A refractor’s eyepiece tilted within its eyepiece holder will show the same low quality blurred im-
ages. This holds true with all other mirror telescope systems like the popular Schmidt-Cassegrain
or Maksutov systems.
The following will guide you mainly through the collimation of a Newtonian telescope.
At the end we shall consider Schmidt-Cassegrain systems and other catadioptric instruments.
If misalignment exists in a Newtonian telescope the main image error - ‘so-called’ coma – will be
enlarged greatly and is even visible at the center of your field of view whilst normally it can be seen
only at the edges.
Please note: The larger the diameter of the main mirror and the shorter the
focal length of the optical system, the more the telescope is affected by a
small loss of collimation.
As an example: A Newtonian with a main mirror diameter of 200 mm and a
focal ratio of f/10 (2000 mm focal length) is less influenced by a slight mis-
alignment; a Newtonian with 400 mm diameter mirror and a focal ratio of f/5
(same 2000 mm focal length) however is 4 times more affected by the same
collimation error .
Picture above shows coma error, strongly exaggerated.
Thermal turbulences blur the image to a “small comet’s trail”.
The following procedure assumes a mass marketed telescope for collimation.
Owners of homemade mirror telescopes will need to know how to collimate.
To obtain best results from collimation:
1.) The focuser (eyepiece holder) must be orientated exactly 90° vertically to the tube.
2.) The main and the secondary mirrors must be centered in the tube.

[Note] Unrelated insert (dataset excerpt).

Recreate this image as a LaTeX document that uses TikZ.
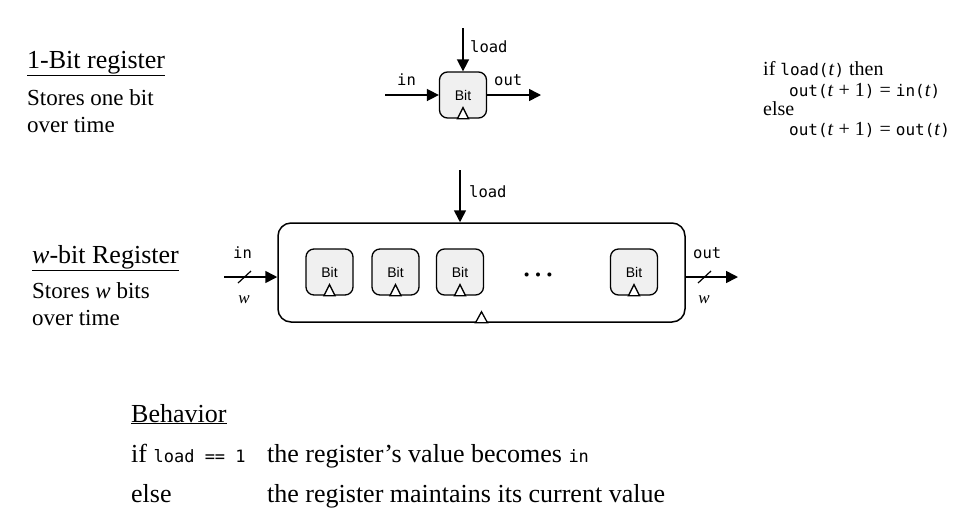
\documentclass[tikz,border=0pt]{standalone}
\usepackage{fontspec}
\setmainfont{Liberation Serif}
\setsansfont{Liberation Sans}
\setmonofont{DejaVu Sans Mono}
\usetikzlibrary{arrows.meta}
\tikzset{
  arr/.style={line width=1.6pt,-{Triangle[length=12pt,width=12pt]}},
  bitbox/.style={draw,line width=1.3pt,rounded corners=8pt,fill=gray!12,minimum width=47pt,minimum height=46pt,inner sep=0pt,font=\sffamily\fontsize{14}{16}\selectfont},
  regbox/.style={draw,line width=1.5pt,rounded corners=13pt,minimum width=407pt,minimum height=99pt,inner sep=0pt},
  clk/.style={draw,line width=1.3pt,fill=white},
  lbl/.style={inner sep=0pt,anchor=base west,font=\ttfamily\fontsize{15.5}{17}\selectfont},
  title/.style={inner sep=0pt,anchor=base west,font=\fontsize{26}{29}\selectfont},
  body/.style={inner sep=0pt,anchor=base west,font=\fontsize{23}{27}\selectfont,align=left},
  frm/.style={inner sep=0pt,anchor=base west,font=\fontsize{20}{22}\selectfont},
  beh/.style={inner sep=0pt,anchor=base west,font=\fontsize{26}{28}\selectfont},
}
\newcommand{\mt}[1]{{\ttfamily\fontsize{16}{18}\selectfont #1}}
\newcommand{\mb}[1]{{\ttfamily\fontsize{17}{19}\selectfont #1}}
\begin{document}
\begin{tikzpicture}[x=1pt,y=-1pt]
\useasboundingbox (0,0) rectangle (971,531);
% left texts
\node[title] (t1) at (27,68) {\underline{1-Bit register}};
\node[body] (d1a) at (27,105) {Stores one bit};
\node[body] (d1b) at (27,132) {over time};
\node[title] (t2) at (32,263) {\underline{\textit{w}-bit Register}};
\node[body] (d2a) at (32,298) {Stores \textit{w} bits};
\node[body] (d2b) at (32,325) {over time};
% 1-bit register
\node[bitbox] (b0) at (463,95) {Bit};
\draw[clk] ([xshift=-5.5pt]b0.south) -- ++(5.5,-11) -- ++(5.5,11) -- cycle;
\coordinate (l0) at (463,28);
\coordinate (i0) at (385,95);
\coordinate (o0) at (541,95);
\draw[arr] (l0) -- (b0.north);
\draw[arr] (i0) -- (b0.west);
\draw[arr] (b0.east) -- (o0);
\node[lbl] (ll0) at (470,52) {load};
\node[lbl] (li0) at (397,85) {in};
\node[lbl] (lo0) at (494,85) {out};
% formula
\node[frm] (f1) at (763,75) {if \mt{load(}\textit{t}\mt{)} then};
\node[frm] (f2) at (789,96) {\mt{out(}\textit{t} + 1\mt{)} = \mt{in(}\textit{t}\mt{)}};
\node[frm] (f3) at (763,115) {else};
\node[frm] (f4) at (789,135) {\mt{out(}\textit{t} + 1\mt{)} = \mt{out(}\textit{t}\mt{)}};
% w-bit register
\node[regbox] (reg) at (481.5,272.5) {};
\draw[clk] ([xshift=-6pt]reg.south) -- ++(6,-11) -- ++(6,11) -- cycle;
\node[bitbox] (b1) at (329.5,272) {Bit};
\node[bitbox] (b2) at (395.5,272) {Bit};
\node[bitbox] (b3) at (460,272) {Bit};
\node[bitbox] (b4) at (634,272) {Bit};
\foreach \b in {b1,b2,b3,b4}{
  \draw[clk] ([xshift=-5.5pt]\b.south) -- ++(5.5,-11) -- ++(5.5,11) -- cycle;
}
\node[inner sep=0pt,anchor=base,font=\fontsize{34}{36}\selectfont] (dots) at (538,276) {…};
\coordinate (l1) at (460,170);
\coordinate (i1) at (224,277);
\coordinate (o1) at (738,277);
\draw[arr] (l1) -- (l1 |- reg.north);
\draw[arr] (i1) -- (i1 -| reg.west);
\draw[arr] (o1 -| reg.east) -- (o1);
\draw[line width=1.2pt] (238,283) -- (251,271);
\draw[line width=1.2pt] (698,283) -- (711,271);
\node[lbl] (ll1) at (469,197) {load};
\node[lbl] (li1) at (233,258) {in};
\node[lbl] (lo1) at (693,258) {out};
\node[inner sep=0pt,anchor=base,font=\fontsize{17}{20}\selectfont] (w1) at (244,303) {\textit{w}};
\node[inner sep=0pt,anchor=base,font=\fontsize{17}{20}\selectfont] (w2) at (704,303) {\textit{w}};
% behavior
\node[beh] (bh) at (131,422) {\underline{Behavior}};
\node[beh] (bi) at (131,462) {if \mb{load == 1}};
\node[beh] (be) at (131,502) {else};
\node[beh] (bt1) at (267,462) {the register’s value becomes \mb{in}};
\node[beh] (bt2) at (267,502) {the register maintains its current value};
\end{tikzpicture}
\end{document}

Mass marketed telescopes should fulfill both requirements. The correct center of the main mirror is
(nearly) always guaranteed by the mechanical construction of the main mirror’s cell within the tube.
The secondary mirror often can be adjusted slightly in its center position via three or four of its
vanes. With a newly bought system you can assume a correct center position. If it is not centered
this does not result in a loss of quality of the image in any case but your field of view might become
darker.
What is the function of our Laser-Colli™?

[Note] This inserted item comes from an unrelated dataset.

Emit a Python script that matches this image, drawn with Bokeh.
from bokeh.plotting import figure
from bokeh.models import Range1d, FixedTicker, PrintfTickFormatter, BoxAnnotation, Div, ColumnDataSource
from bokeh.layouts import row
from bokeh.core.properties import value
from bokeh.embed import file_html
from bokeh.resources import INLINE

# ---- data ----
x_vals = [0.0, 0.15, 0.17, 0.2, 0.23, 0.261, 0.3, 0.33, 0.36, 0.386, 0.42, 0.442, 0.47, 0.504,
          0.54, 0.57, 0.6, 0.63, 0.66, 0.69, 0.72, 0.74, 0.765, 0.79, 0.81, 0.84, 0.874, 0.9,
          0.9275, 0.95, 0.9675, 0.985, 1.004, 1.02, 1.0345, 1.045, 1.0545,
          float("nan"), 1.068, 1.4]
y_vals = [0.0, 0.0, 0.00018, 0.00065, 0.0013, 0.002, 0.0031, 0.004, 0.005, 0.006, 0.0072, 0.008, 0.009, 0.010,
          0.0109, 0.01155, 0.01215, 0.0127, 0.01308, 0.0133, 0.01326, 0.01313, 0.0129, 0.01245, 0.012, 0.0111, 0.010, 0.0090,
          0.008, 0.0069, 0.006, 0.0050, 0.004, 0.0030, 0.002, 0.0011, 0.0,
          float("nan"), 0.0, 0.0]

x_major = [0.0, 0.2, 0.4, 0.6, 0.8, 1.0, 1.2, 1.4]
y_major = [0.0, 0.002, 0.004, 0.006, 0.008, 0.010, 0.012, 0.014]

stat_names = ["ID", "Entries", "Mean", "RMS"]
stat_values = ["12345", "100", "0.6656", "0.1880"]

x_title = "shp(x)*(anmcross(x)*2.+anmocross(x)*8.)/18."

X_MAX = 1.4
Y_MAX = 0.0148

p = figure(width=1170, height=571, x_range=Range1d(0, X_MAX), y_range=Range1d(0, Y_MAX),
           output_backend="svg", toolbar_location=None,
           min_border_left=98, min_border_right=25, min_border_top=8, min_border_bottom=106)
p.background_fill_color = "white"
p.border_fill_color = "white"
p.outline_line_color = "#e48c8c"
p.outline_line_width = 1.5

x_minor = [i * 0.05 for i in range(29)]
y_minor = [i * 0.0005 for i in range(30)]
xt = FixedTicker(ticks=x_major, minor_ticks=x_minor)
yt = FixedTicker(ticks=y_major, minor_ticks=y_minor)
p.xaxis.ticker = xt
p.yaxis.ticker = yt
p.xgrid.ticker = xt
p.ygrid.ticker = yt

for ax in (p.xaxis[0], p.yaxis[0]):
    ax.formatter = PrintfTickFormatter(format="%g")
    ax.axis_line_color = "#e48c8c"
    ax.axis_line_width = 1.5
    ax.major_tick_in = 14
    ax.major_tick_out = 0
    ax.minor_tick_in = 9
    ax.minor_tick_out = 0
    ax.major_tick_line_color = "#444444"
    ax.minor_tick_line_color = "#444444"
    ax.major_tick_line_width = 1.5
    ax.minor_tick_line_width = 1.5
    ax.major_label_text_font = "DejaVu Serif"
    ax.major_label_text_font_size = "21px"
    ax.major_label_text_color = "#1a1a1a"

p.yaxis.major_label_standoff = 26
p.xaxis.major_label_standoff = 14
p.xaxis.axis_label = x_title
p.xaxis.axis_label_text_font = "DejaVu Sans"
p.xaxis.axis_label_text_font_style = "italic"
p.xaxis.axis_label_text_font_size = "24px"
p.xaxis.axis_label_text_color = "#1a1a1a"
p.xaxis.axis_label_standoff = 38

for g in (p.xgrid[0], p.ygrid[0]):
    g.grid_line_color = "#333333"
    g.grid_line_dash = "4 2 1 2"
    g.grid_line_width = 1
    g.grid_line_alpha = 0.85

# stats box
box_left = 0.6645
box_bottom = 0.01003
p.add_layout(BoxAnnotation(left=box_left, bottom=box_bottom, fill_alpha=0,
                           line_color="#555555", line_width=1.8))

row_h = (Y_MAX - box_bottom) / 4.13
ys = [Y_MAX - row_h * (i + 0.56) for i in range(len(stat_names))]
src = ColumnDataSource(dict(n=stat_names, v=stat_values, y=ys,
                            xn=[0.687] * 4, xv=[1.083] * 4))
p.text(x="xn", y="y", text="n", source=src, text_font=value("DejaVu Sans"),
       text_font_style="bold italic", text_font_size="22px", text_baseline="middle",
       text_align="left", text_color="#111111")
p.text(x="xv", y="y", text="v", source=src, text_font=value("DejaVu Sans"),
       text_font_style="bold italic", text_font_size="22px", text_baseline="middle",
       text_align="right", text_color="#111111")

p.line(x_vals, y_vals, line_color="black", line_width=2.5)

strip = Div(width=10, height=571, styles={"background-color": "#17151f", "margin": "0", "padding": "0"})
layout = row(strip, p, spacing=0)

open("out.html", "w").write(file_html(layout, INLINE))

The principle is simple. The normal eyepiece (ocular) is removed and the Laser-Colli™ is slid into
the eyepiece holder and switched on. The laser beam hits the secondary mirror and is reflected
back to the main mirror, from where it is reflected again to the secondary mirror and then back into
itself through the eyepiece holder. If either or both of the mirrors are displaced from the optical axis
of the telescope system, the laser beam cannot be reflected into itself.
If the beam is reflected into itself your Newtonian system is perfectly collimated.
More often than not, this is not the case – and collimation is necessary.